# WHAT YOU HAVE TO DO:
Output the full listing word for word.

****************************************

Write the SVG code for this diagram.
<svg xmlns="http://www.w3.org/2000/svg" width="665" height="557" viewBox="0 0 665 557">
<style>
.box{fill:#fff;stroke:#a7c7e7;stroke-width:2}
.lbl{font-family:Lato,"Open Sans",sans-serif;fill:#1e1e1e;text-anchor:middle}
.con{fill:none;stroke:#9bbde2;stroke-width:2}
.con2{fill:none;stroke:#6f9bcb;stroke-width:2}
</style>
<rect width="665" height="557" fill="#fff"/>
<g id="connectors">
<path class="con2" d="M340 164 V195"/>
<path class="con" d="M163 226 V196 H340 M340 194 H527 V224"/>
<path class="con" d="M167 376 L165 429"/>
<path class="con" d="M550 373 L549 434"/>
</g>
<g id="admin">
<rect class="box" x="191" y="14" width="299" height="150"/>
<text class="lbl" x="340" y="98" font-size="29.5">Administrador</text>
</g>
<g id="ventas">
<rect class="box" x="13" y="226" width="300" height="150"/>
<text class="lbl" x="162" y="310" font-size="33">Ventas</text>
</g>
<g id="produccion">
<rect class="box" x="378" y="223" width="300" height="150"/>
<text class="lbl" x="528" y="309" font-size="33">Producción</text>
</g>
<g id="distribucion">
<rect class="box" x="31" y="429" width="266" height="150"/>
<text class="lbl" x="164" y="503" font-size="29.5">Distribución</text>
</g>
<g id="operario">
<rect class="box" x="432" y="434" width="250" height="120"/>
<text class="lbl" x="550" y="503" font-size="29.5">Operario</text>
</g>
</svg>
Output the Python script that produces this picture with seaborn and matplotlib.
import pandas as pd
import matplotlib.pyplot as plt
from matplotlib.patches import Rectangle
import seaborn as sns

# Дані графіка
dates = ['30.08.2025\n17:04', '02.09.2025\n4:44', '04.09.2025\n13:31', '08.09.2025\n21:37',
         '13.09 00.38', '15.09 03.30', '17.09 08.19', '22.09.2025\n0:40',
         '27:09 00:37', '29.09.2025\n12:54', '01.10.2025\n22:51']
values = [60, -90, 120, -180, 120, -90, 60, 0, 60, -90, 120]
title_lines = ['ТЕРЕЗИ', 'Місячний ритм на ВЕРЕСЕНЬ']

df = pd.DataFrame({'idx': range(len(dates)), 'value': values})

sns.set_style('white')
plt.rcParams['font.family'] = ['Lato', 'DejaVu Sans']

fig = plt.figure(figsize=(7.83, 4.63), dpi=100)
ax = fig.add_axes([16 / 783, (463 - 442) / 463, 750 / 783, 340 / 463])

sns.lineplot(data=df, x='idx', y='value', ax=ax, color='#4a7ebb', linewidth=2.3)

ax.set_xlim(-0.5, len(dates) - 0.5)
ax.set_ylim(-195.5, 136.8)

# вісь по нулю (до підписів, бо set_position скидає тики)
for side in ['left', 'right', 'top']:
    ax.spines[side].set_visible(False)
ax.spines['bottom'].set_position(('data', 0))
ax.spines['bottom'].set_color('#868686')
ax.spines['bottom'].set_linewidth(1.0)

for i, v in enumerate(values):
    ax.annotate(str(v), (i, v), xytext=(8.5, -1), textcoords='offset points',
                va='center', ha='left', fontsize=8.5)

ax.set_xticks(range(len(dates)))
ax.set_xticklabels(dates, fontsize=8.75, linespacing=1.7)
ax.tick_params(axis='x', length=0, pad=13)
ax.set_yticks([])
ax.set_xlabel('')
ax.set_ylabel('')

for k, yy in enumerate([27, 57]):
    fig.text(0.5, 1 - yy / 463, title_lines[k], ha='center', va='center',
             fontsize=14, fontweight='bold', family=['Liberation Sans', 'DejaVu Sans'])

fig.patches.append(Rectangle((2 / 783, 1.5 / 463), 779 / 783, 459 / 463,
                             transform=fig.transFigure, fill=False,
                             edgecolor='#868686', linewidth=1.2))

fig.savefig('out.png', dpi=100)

****************************************

# THE REPLY:
Write the SVG code for this diagram.
<svg xmlns="http://www.w3.org/2000/svg" width="665" height="557" viewBox="0 0 665 557">
<style>
.box{fill:#fff;stroke:#a7c7e7;stroke-width:2}
.lbl{font-family:Lato,"Open Sans",sans-serif;fill:#1e1e1e;text-anchor:middle}
.con{fill:none;stroke:#9bbde2;stroke-width:2}
.con2{fill:none;stroke:#6f9bcb;stroke-width:2}
</style>
<rect width="665" height="557" fill="#fff"/>
<g id="connectors">
<path class="con2" d="M340 164 V195"/>
<path class="con" d="M163 226 V196 H340 M340 194 H527 V224"/>
<path class="con" d="M167 376 L165 429"/>
<path class="con" d="M550 373 L549 434"/>
</g>
<g id="admin">
<rect class="box" x="191" y="14" width="299" height="150"/>
<text class="lbl" x="340" y="98" font-size="29.5">Administrador</text>
</g>
<g id="ventas">
<rect class="box" x="13" y="226" width="300" height="150"/>
<text class="lbl" x="162" y="310" font-size="33">Ventas</text>
</g>
<g id="produccion">
<rect class="box" x="378" y="223" width="300" height="150"/>
<text class="lbl" x="528" y="309" font-size="33">Producción</text>
</g>
<g id="distribucion">
<rect class="box" x="31" y="429" width="266" height="150"/>
<text class="lbl" x="164" y="503" font-size="29.5">Distribución</text>
</g>
<g id="operario">
<rect class="box" x="432" y="434" width="250" height="120"/>
<text class="lbl" x="550" y="503" font-size="29.5">Operario</text>
</g>
</svg>
Output the Python script that produces this picture with seaborn and matplotlib.
import pandas as pd
import matplotlib.pyplot as plt
from matplotlib.patches import Rectangle
import seaborn as sns

# Дані графіка
dates = ['30.08.2025\n17:04', '02.09.2025\n4:44', '04.09.2025\n13:31', '08.09.2025\n21:37',
         '13.09 00.38', '15.09 03.30', '17.09 08.19', '22.09.2025\n0:40',
         '27:09 00:37', '29.09.2025\n12:54', '01.10.2025\n22:51']
values = [60, -90, 120, -180, 120, -90, 60, 0, 60, -90, 120]
title_lines = ['ТЕРЕЗИ', 'Місячний ритм на ВЕРЕСЕНЬ']

df = pd.DataFrame({'idx': range(len(dates)), 'value': values})

sns.set_style('white')
plt.rcParams['font.family'] = ['Lato', 'DejaVu Sans']

fig = plt.figure(figsize=(7.83, 4.63), dpi=100)
ax = fig.add_axes([16 / 783, (463 - 442) / 463, 750 / 783, 340 / 463])

sns.lineplot(data=df, x='idx', y='value', ax=ax, color='#4a7ebb', linewidth=2.3)

ax.set_xlim(-0.5, len(dates) - 0.5)
ax.set_ylim(-195.5, 136.8)

# вісь по нулю (до підписів, бо set_position скидає тики)
for side in ['left', 'right', 'top']:
    ax.spines[side].set_visible(False)
ax.spines['bottom'].set_position(('data', 0))
ax.spines['bottom'].set_color('#868686')
ax.spines['bottom'].set_linewidth(1.0)

for i, v in enumerate(values):
    ax.annotate(str(v), (i, v), xytext=(8.5, -1), textcoords='offset points',
                va='center', ha='left', fontsize=8.5)

ax.set_xticks(range(len(dates)))
ax.set_xticklabels(dates, fontsize=8.75, linespacing=1.7)
ax.tick_params(axis='x', length=0, pad=13)
ax.set_yticks([])
ax.set_xlabel('')
ax.set_ylabel('')

for k, yy in enumerate([27, 57]):
    fig.text(0.5, 1 - yy / 463, title_lines[k], ha='center', va='center',
             fontsize=14, fontweight='bold', family=['Liberation Sans', 'DejaVu Sans'])

fig.patches.append(Rectangle((2 / 783, 1.5 / 463), 779 / 783, 459 / 463,
                             transform=fig.transFigure, fill=False,
                             edgecolor='#868686', linewidth=1.2))

fig.savefig('out.png', dpi=100)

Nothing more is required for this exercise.